The Laboratory's current emphasis is on characterising laser beams and other optical signals. It includes a Class 10,000 (ISO 7) clean room, two fully equipped optoelectronics laboratories designed for the operation of Class 4 laser systems (defined as powerful enough to burn skin, cause permanent eye damage or ignite flammable material), workshop and storage rooms. It has the equipment necessary to measure the optical spectrum, beam profile, power and energy, stability and modulation response, in free space as well as optical fibres. Additional measurement possibilities are added as needs arise.
Wavelength and spectrum –The absolute wavelength and optical spectrum of the device output can be measured using standard in-house instrumentation including a high-accuracy wavemeter, Fabry-Perot scanning interferometers and a miniature grating spectrometer.
Power, intensity and frequency response – Laboratory engineers use a range of detectors, power and energy meters to measure the power and energy properties of continuous wave and pulsed light sources, from which emitter efficiency and input-output curves can be derived.
Beam profile and divergence – Beam quality is a key factor for the vast majority of laser applications. All aspects of the beam are measured, for example the near-field and far-field profiles, beam quality and astigmatism. This is done with either an optical train or Shack-Hartmann grating with an accompanying charge-coupled detector (CCD).
Laser-induced contamination and damage – The aim is to characterise contamination on optical surfaces within the laser vessel as well as identify energy thresholds after which damage occurs. Tools in use include cooled CCD camera to monitor the fluorescence emitted by the contaminated optical components and a scatter probe for LID.
Optical coatings spectral shift – During the air-vacuum transition optical coatings suffer a spectral shift, which can lead to significant change of the coatings performance. This phenomena varies depending of the coating manufacture technique. It can be characterized using an adequate light source and spectrometer.

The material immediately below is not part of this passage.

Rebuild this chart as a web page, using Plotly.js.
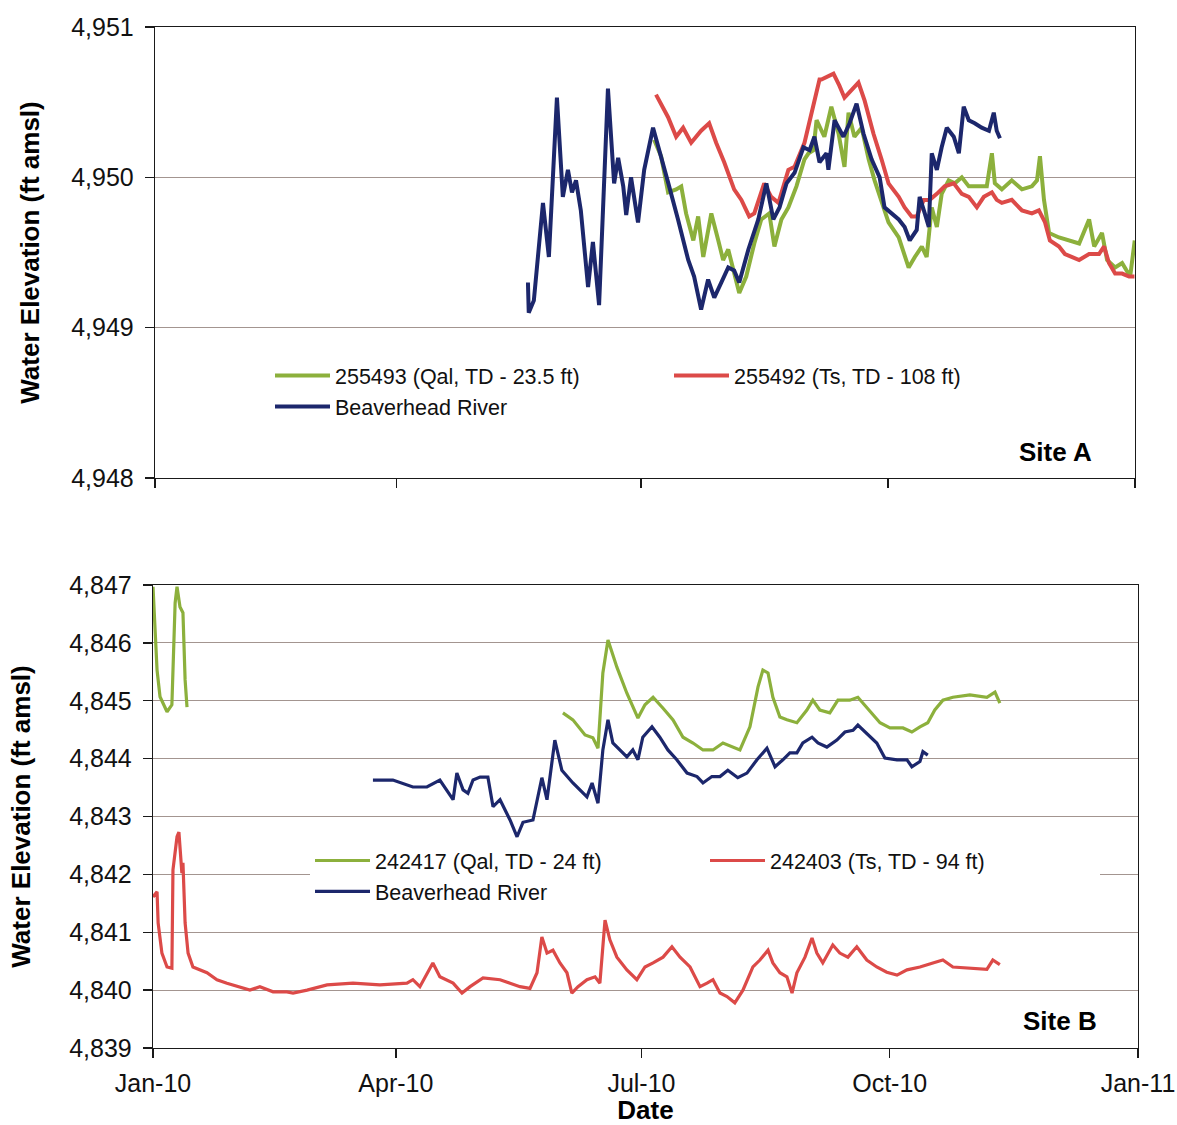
<!DOCTYPE html>
<html>
<head>
<meta charset="utf-8">
<script src="https://cdn.plot.ly/plotly-3.0.1.min.js"></script>
<style>html,body{margin:0;padding:0;background:#fff;}#chart{width:1177px;height:1125px;}</style>
</head>
<body>
<div id="chart"></div>
<script>
// ---------- DATA (x = days after 1 Jan 2010, y = water elevation, ft amsl) ----------
const tickDates = ['2010-01-01','2010-04-01','2010-07-01','2010-10-01','2011-01-01'];
const tickLabels = ['Jan-10','Apr-10','Jul-10','Oct-10','Jan-11'];

// Site A
const siteA_names = ['255493 (Qal, TD - 23.5 ft)', '255492 (Ts, TD - 108 ft)', 'Beaverhead River'];
const siteA_qal_day = [185.9,188.5,191.1,194.1,196.0,197.8,200.5,202.3,204.2,207.2,209.8,211.6,213.5,215.7,217.6,220.2,223.2,225.8,228.8,230.7,233.3,235.9,238.9,241.9,243.4,245.2,246.4,249.3,251.9,254.6,256.8,258.3,260.5,263.2,265.8,268.0,270.6,273.2,277.0,280.7,283.0,285.6,287.4,289.3,291.2,293.0,295.6,297.9,300.5,303.1,306.8,309.8,311.7,312.8,315.4,319.1,322.9,326.6,328.5,329.6,331.1,333.0,336.7,340.4,344.2,347.9,349.8,352.7,354.6,357.6,360.2,363.2,364.3,364.9];
const siteA_qal_val = [4950.25,4950.14,4949.90,4949.92,4949.94,4949.76,4949.58,4949.74,4949.47,4949.76,4949.58,4949.45,4949.52,4949.36,4949.23,4949.34,4949.56,4949.72,4949.76,4949.54,4949.72,4949.80,4949.94,4950.12,4950.16,4950.18,4950.38,4950.27,4950.47,4950.29,4950.07,4950.43,4950.27,4950.33,4950.12,4949.98,4949.83,4949.70,4949.60,4949.40,4949.47,4949.54,4949.47,4949.80,4949.67,4949.89,4949.98,4949.96,4950.00,4949.94,4949.94,4949.94,4950.16,4949.96,4949.92,4949.98,4949.92,4949.94,4949.98,4950.14,4949.85,4949.63,4949.60,4949.58,4949.56,4949.72,4949.54,4949.63,4949.45,4949.40,4949.43,4949.34,4949.49,4949.58];
const siteA_ts_day = [186.6,191.1,194.1,196.7,199.7,203.4,206.4,209.0,212.0,215.7,218.4,221.3,223.2,226.9,229.5,232.2,235.9,238.2,241.9,245.2,247.5,248.2,252.7,254.9,256.8,259.4,262.0,264.3,267.6,270.6,273.2,277.0,279.2,281.8,283.7,286.3,288.5,291.2,294.1,297.5,300.5,303.1,306.1,308.7,311.7,313.5,315.4,319.1,322.9,326.6,329.2,331.5,333.3,336.7,338.9,344.2,347.9,351.6,353.5,355.3,357.6,360.2,362.8,364.8];
const siteA_ts_val = [4950.55,4950.40,4950.27,4950.33,4950.23,4950.31,4950.36,4950.23,4950.10,4949.92,4949.85,4949.74,4949.76,4949.96,4949.87,4949.83,4950.05,4950.07,4950.23,4950.47,4950.65,4950.65,4950.69,4950.61,4950.53,4950.58,4950.63,4950.51,4950.29,4950.12,4949.96,4949.87,4949.80,4949.74,4949.74,4949.85,4949.85,4949.89,4949.94,4949.96,4949.89,4949.87,4949.80,4949.87,4949.90,4949.85,4949.83,4949.85,4949.78,4949.76,4949.78,4949.70,4949.58,4949.54,4949.49,4949.45,4949.49,4949.49,4949.54,4949.43,4949.36,4949.36,4949.34,4949.34];
const siteA_river_day = [138.9,139.2,141.1,144.5,146.7,149.7,151.9,153.8,155.3,156.8,158.6,161.3,163.1,165.4,168.7,171.0,172.5,174.4,175.5,177.3,179.9,182.2,185.5,187.8,191.2,194.8,198.6,200.8,203.4,206.0,208.3,210.9,213.5,215.7,217.6,221.0,224.7,227.7,230.3,232.6,235.2,238.2,241.5,243.8,245.6,247.5,250.1,250.8,253.1,256.4,258.7,261.3,263.9,266.9,269.9,271.7,274.4,277.0,279.2,281.1,283.7,284.8,286.7,288.2,289.3,291.2,293.0,294.9,297.5,299.4,301.2,303.1,305.3,307.9,310.6,312.4,313.5,314.7];
const siteA_river_val = [4949.30,4949.10,4949.18,4949.83,4949.47,4950.53,4949.87,4950.05,4949.90,4949.98,4949.78,4949.27,4949.57,4949.15,4950.59,4949.96,4950.13,4949.94,4949.75,4950.00,4949.70,4950.05,4950.33,4950.19,4949.96,4949.72,4949.45,4949.34,4949.12,4949.32,4949.20,4949.30,4949.40,4949.38,4949.30,4949.52,4949.72,4949.96,4949.72,4949.80,4949.96,4950.03,4950.20,4950.18,4950.27,4950.10,4950.16,4950.05,4950.38,4950.27,4950.36,4950.49,4950.29,4950.12,4950.00,4949.80,4949.76,4949.72,4949.67,4949.58,4949.65,4949.87,4949.76,4949.67,4950.16,4950.05,4950.20,4950.33,4950.27,4950.16,4950.47,4950.38,4950.36,4950.33,4950.31,4950.43,4950.31,4950.26];

// Site B
const siteB_names = ['242417 (Qal, TD - 24 ft)', '242403 (Ts, TD - 94 ft)', 'Beaverhead River'];
const siteB_qal_day = [0,1.5,2.6,5.2,7.0,8.2,8.9,10.0,11.1,11.9,12.6,13.0,151.9,155.6,160.1,163.0,164.9,166.7,168.6,171.9,175.6,179.7,182.3,185.3,189.0,192.7,196.4,200.1,203.8,207.5,211.2,214.9,217.5,221.2,224.2,226.0,227.9,229.7,232.3,234.9,238.6,242.3,244.5,247.1,250.8,253.8,258.2,261.2,264.5,269.4,273.1,277.9,281.2,284.2,287.1,289.7,292.7,296.4,302.7,309.0,312.0,313.8];
const siteB_qal_val = [4846.97,4845.53,4845.07,4844.81,4844.93,4846.69,4846.97,4846.62,4846.52,4845.36,4844.89,null,4844.79,4844.67,4844.41,4844.36,4844.18,4845.48,4846.05,4845.58,4845.13,4844.70,4844.93,4845.06,4844.87,4844.67,4844.37,4844.27,4844.15,4844.15,4844.27,4844.20,4844.15,4844.55,4845.24,4845.53,4845.48,4845.06,4844.72,4844.67,4844.62,4844.84,4845.01,4844.84,4844.79,4845.01,4845.01,4845.06,4844.89,4844.62,4844.53,4844.53,4844.46,4844.55,4844.62,4844.84,4845.01,4845.06,4845.10,4845.06,4845.15,4844.96];
const siteB_ts_day = [0,1.5,1.9,3.3,5.2,7.0,7.4,8.9,9.6,10.7,11.1,11.9,13.0,14.8,20.0,23.7,27.4,32.2,35.9,39.6,44.5,49.6,51.9,57.1,64.5,74.1,84.1,94.1,96.3,98.9,103.7,106.3,111.2,114.5,117.5,122.3,128.6,132.3,136.0,139.7,142.3,144.1,146.0,148.2,150.8,153.4,155.2,157.5,160.8,163.8,165.6,167.5,169.3,171.9,175.6,179.3,182.3,185.3,189.0,192.3,195.3,199.0,202.7,205.3,207.5,210.1,212.7,215.6,218.6,222.3,224.9,227.9,229.7,232.3,234.9,236.8,238.6,241.6,244.2,246.0,248.2,251.9,254.5,257.5,260.8,264.5,268.2,271.9,275.7,279.4,284.2,289.0,292.7,296.4,302.7,309.0,311.2,313.8];
const siteB_ts_val = [4841.61,4841.70,4841.16,4840.64,4840.40,4840.38,4842.08,4842.65,4842.73,4842.02,4842.20,4841.16,4840.64,4840.40,4840.30,4840.18,4840.12,4840.06,4840.00,4840.06,4839.97,4839.97,4839.95,4840.00,4840.09,4840.12,4840.09,4840.12,4840.18,4840.06,4840.47,4840.23,4840.12,4839.95,4840.06,4840.21,4840.18,4840.12,4840.06,4840.03,4840.30,4840.92,4840.64,4840.69,4840.47,4840.30,4839.95,4840.06,4840.18,4840.23,4840.12,4841.21,4840.87,4840.57,4840.35,4840.18,4840.40,4840.47,4840.57,4840.75,4840.57,4840.40,4840.06,4840.12,4840.18,4839.95,4839.89,4839.78,4840.00,4840.40,4840.52,4840.69,4840.47,4840.30,4840.23,4839.95,4840.30,4840.57,4840.90,4840.64,4840.47,4840.78,4840.64,4840.57,4840.75,4840.52,4840.40,4840.31,4840.26,4840.35,4840.40,4840.47,4840.52,4840.40,4840.38,4840.36,4840.52,4840.44];
const siteB_river_day = [81.5,88.9,96.3,101.5,106.3,111.2,112.6,114.9,116.7,118.6,121.2,124.1,126.0,128.6,132.3,134.9,137.1,140.8,144.1,146.0,148.9,151.5,155.6,160.8,162.7,164.9,166.7,168.6,170.4,173.0,175.6,177.8,179.7,181.5,184.9,187.8,190.8,194.1,197.9,201.6,203.8,207.1,210.1,213.0,216.7,220.1,223.8,227.5,230.5,233.4,236.0,238.6,240.8,244.2,246.4,249.7,253.4,256.4,259.4,261.2,264.5,268.2,271.2,275.7,279.4,281.2,284.2,285.3,287.1];
const siteB_river_val = [4843.63,4843.63,4843.51,4843.51,4843.63,4843.29,4843.75,4843.46,4843.40,4843.63,4843.68,4843.68,4843.17,4843.29,4842.94,4842.65,4842.90,4842.94,4843.67,4843.29,4844.32,4843.80,4843.58,4843.34,4843.58,4843.23,4844.15,4844.67,4844.27,4844.15,4844.03,4844.15,4843.98,4844.37,4844.55,4844.37,4844.15,4843.98,4843.75,4843.69,4843.58,4843.69,4843.69,4843.80,4843.67,4843.75,4843.98,4844.18,4843.86,4843.98,4844.10,4844.10,4844.27,4844.37,4844.27,4844.20,4844.32,4844.46,4844.49,4844.58,4844.44,4844.27,4844.01,4843.98,4843.98,4843.86,4843.95,4844.12,4844.06];

// ---------- BUILD ----------
const W = 1177, H = 1125;
const M = {l: 153, r: 39, t: 27, b: 77};
const PW = W - M.l - M.r, PH = H - M.t - M.b;
const px2x = p => (p - M.l) / PW;
const px2y = p => (H - M.b - p) / PH;
const base = Date.UTC(2010, 0, 1);
const toDate = d => new Date(base + d * 86400000).toISOString().slice(0, 19).replace('T', ' ');
const dates = arr => arr.map(toDate);

const GREEN = '#8cb03c', RED = '#dc4a48', NAVY = '#1c276c';
const FONT = 'Arial, "Liberation Sans", sans-serif';

function tr(days, vals, name, color, width, xa, ya, leg) {
  return {type: 'scatter', mode: 'lines', x: dates(days), y: vals, name: name,
    xaxis: xa, yaxis: ya, legend: leg, connectgaps: false,
    line: {color: color, width: width}, hoverinfo: 'x+y+name'};
}

const data = [
  tr(siteA_qal_day, siteA_qal_val, siteA_names[0], GREEN, 4, 'x', 'y', 'legend'),
  tr(siteA_ts_day, siteA_ts_val, siteA_names[1], RED, 4, 'x', 'y', 'legend'),
  tr(siteA_river_day, siteA_river_val, siteA_names[2], NAVY, 4, 'x', 'y', 'legend'),
  tr(siteB_qal_day, siteB_qal_val, siteB_names[0], GREEN, 3.2, 'x2', 'y2', 'legend2'),
  tr(siteB_ts_day, siteB_ts_val, siteB_names[1], RED, 3.2, 'x2', 'y2', 'legend2'),
  tr(siteB_river_day, siteB_river_val, siteB_names[2], NAVY, 3.2, 'x2', 'y2', 'legend2')
];

const axLine = {showline: true, mirror: true, linecolor: '#1a1a1a', linewidth: 1.3,
  ticks: 'outside', ticklen: 9, tickcolor: '#1a1a1a', tickwidth: 1.3, zeroline: false};
const GRID = '#a39590';
const tickFont = {family: FONT, size: 25, color: '#111'};
const titleFont = {family: FONT, size: 26, color: '#000', weight: 'bold'};

const xcommon = Object.assign({}, axLine, {
  type: 'date', range: ['2010-01-01', '2011-01-01'], tickmode: 'array',
  tickvals: tickDates, ticktext: tickLabels, showgrid: false, tickfont: tickFont
});

const layout = {
  width: W, height: H, margin: M, paper_bgcolor: '#fff', plot_bgcolor: '#fff',
  font: {family: FONT, color: '#111'}, showlegend: true,
  xaxis: Object.assign({}, xcommon, {domain: [px2x(155), px2x(1135)], anchor: 'y', showticklabels: false}),
  yaxis: Object.assign({}, axLine, {domain: [px2y(478), px2y(27)], anchor: 'x', range: [4948, 4951],
    dtick: 1, tick0: 4948, tickformat: ',d', showgrid: true, gridcolor: GRID, gridwidth: 1,
    tickfont: tickFont, ticklabelstandoff: 6,
    title: {text: 'Water Elevation (ft amsl)', font: titleFont, standoff: 24}}),
  xaxis2: Object.assign({}, xcommon, {domain: [0, 1], anchor: 'y2', ticklabelstandoff: 4,
    title: {text: 'Date', font: titleFont, standoff: 6}}),
  yaxis2: Object.assign({}, axLine, {domain: [0, px2y(585)], anchor: 'x2', range: [4839, 4847],
    dtick: 1, tick0: 4839, tickformat: ',d', showgrid: true, gridcolor: GRID, gridwidth: 1,
    tickfont: tickFont, ticklabelstandoff: 6,
    title: {text: 'Water Elevation (ft amsl)', font: titleFont, standoff: 31}}),
  legend: {x: px2x(270), y: px2y(355), xanchor: 'left', yanchor: 'top', orientation: 'h',
    itemwidth: 55, entrywidth: 329, bgcolor: 'rgba(255,255,255,0)', borderwidth: 0,
    font: {family: FONT, size: 21.5, color: '#111'}, traceorder: 'normal'},
  legend2: {x: px2x(310), y: px2y(840), xanchor: 'left', yanchor: 'top', orientation: 'h',
    itemwidth: 55, entrywidth: 325, bgcolor: '#fff', borderwidth: 0,
    font: {family: FONT, size: 21.5, color: '#111'}, traceorder: 'normal'},
  annotations: [
    {text: 'Site A', xref: 'paper', yref: 'paper', x: px2x(1055), y: px2y(452), xanchor: 'center', yanchor: 'middle',
      showarrow: false, font: titleFont},
    {text: 'Site B', xref: 'paper', yref: 'paper', x: px2x(1060), y: px2y(1021), xanchor: 'center', yanchor: 'middle',
      showarrow: false, font: titleFont}
  ]
};

Plotly.newPlot('chart', data, layout, {displayModeBar: false, staticPlot: true});
</script>
</body>
</html>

Fibre optics and sensors – Most of the instruments described can also be coupled to fibre systems. The Laboratory has a tuneable laser in the near-infrared coupled with a scanning wavemeter, to provide detail on fibre-optic components or systems.
Mobile lidar – A four detection channel raman lidar installed in a van, used for monitoring atmospheric aerosols and cloud patterns. Equipped with a class four laser power emitter reaching up to 50 km in height.
A Laser Diode Test bench currently in development will offer endurance testing and characterisation of high- and low-power laser diodes.